Former municipality in Greenland

Ammassalik was one of two municipalities in Tunu, the former county of East Greenland − the other one being Ittoqqortoormiit (further north). It was located in southeastern Greenland, and with an area of 232,100 km^{2}, most of it on the ice sheet, it was the largest municipality of East Greenland. It is now mostly part of the new Sermersooq municipality, except for the uninhabited area from Timmiarmiit southwards, which is part of the new Kujalleq municipality. The population was 3,031 on 1 January 2005.

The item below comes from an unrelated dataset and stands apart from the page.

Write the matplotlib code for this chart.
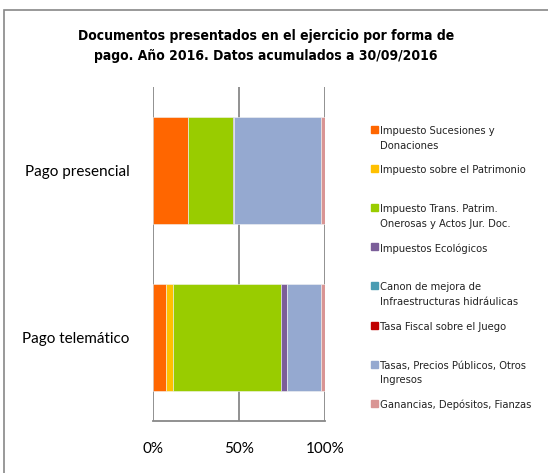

Due to its size, the old municipality bordered more municipalities than any other in Greenland (10):
- Nanortalik (south)
- Narsaq (west)
- Qaqortoq (west)
- Paamiut (west)
- Maniitsoq (west)
- Sisimiut (west)
- Kangaatsiaq (west)
- Qasigiannguit (west)
- Nuuk (west)
- Ittoqqortoormiit (north)

For the most part, the old municipality boundaries were laid out as straight lines on the ice cap, such as the 44°W line of longitude (the western border), and 69°N circle of latitude (the northern border). In the east, it borders on the Irminger Sea, a marginal sea of the North Atlantic Ocean, and the Denmark Strait. The former capital is Tasiilaq, pop. 1,849, located on the Ammassalik Island. Other settlements within its borders are Ikkatteq (now abandoned), Kuummiit, Kulusuk, Tiilerilaaq, Sermiligaaq and Isertoq. Ammassalik was also the home to the Arctic Team Challenge, an adventure race.